The way frustration is boiling up now among the party’s base is a reflection, liberals say, of how important an issue voting rights has become for many of the party’s grassroots supporters.
The January riot at the Capitol and former President Donald Trump’s ongoing attempts to undermine the results of last year’s election have only increased those concerns, Levin said. More than 70 progressive organizations, including Indivisible, say they plan to mobilize their supporters in July to urge passage of the voting-rights bill, calling the campaign “Deadline for Democracy.”
“Democracy is in crisis right now,” Levin said. “It is a historic crisis. “
With those stakes in mind, progressives lamented what they viewed as a lack of coordination and organization ahead of the vote and an absence of leadership from Biden.
“He’s not leading the ship in the way he needs to lead the ship,” Simpson said.
The White House has defended its record on voting rights, pointing to the president’s own blunt condemnations of the GOP-led push in many red states to restrict voting access and Biden’s long record of support for voting rights as a public official. Earlier this week, White House press secretary Jen Psaki said criticism from some of the party’s lawmakers that the president had not been vocal enough about voting rights was misdirected against the “wrong opponent,” pointing to the unanimous opposition the measure was receiving from Republicans.
Biden has not revealed his next steps. In a statement after the procedural vote failed, the president said he would have more to say next week on voting rights, an issue area he had previously delegated to Vice President Kamala Harris.
The White House insisted on Wednesday that it was plowing ahead with its agenda.
“Look, the truth of the matter is our administration is very busy doing a bunch of things all at one time, but I think our real mantra is that we’re meeting the challenges that we’re presented with, and we’re keeping the promises we made on the campaign trail,” Cedric Richmond, a senior adviser to Biden, said.
Richmond insisted the “fight is not over,” but admitted “we have work to do” on voting rights. He said unanimous Democratic support for the measure was a recognition of White House efforts.
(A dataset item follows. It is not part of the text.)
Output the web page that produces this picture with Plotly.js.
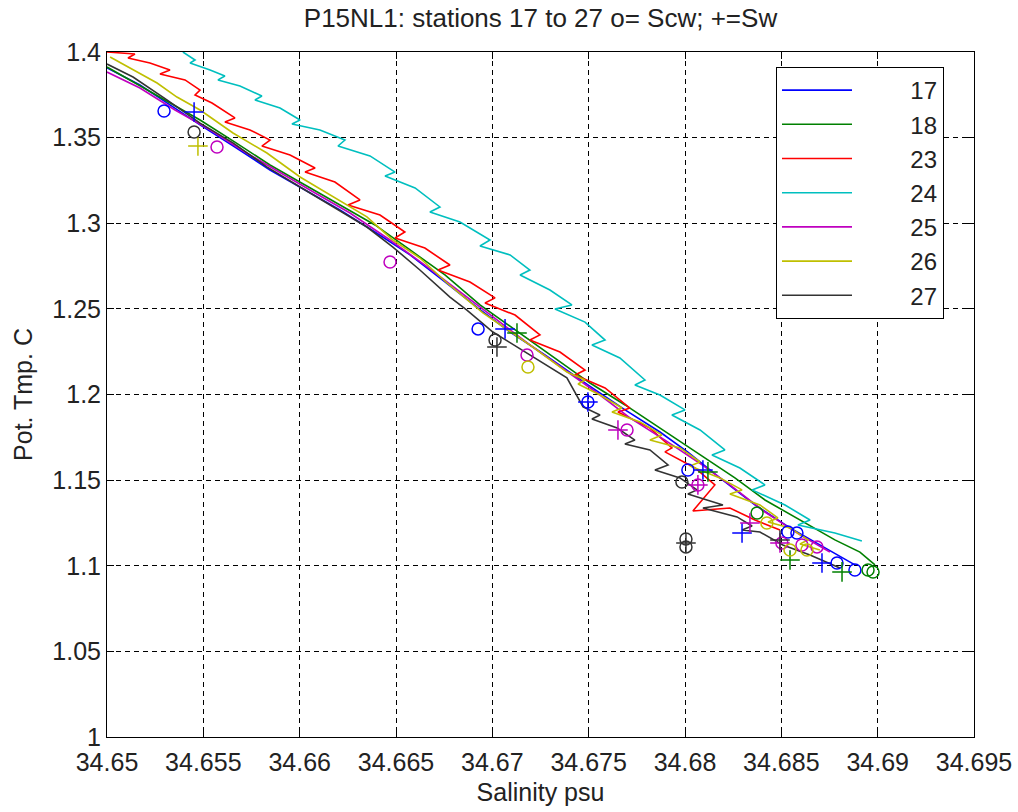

“I don’t think there’s any disappointment in that. And I think that the fact that it was unanimous shows that the president was deeply involved and the vice president, in terms of rallying Democrats and making sure that we were all on board,” he said.
But progressives said that absent a breakthrough on Biden’s agenda, it will be difficult for progressive groups to rally Democrats in next year’s congressional elections.
“It’s quite impossible to ask our activists to have conversations with voters about engaging in the next election if they can’t tell voters what we already are doing. And voters aren’t silly,” Simpson said.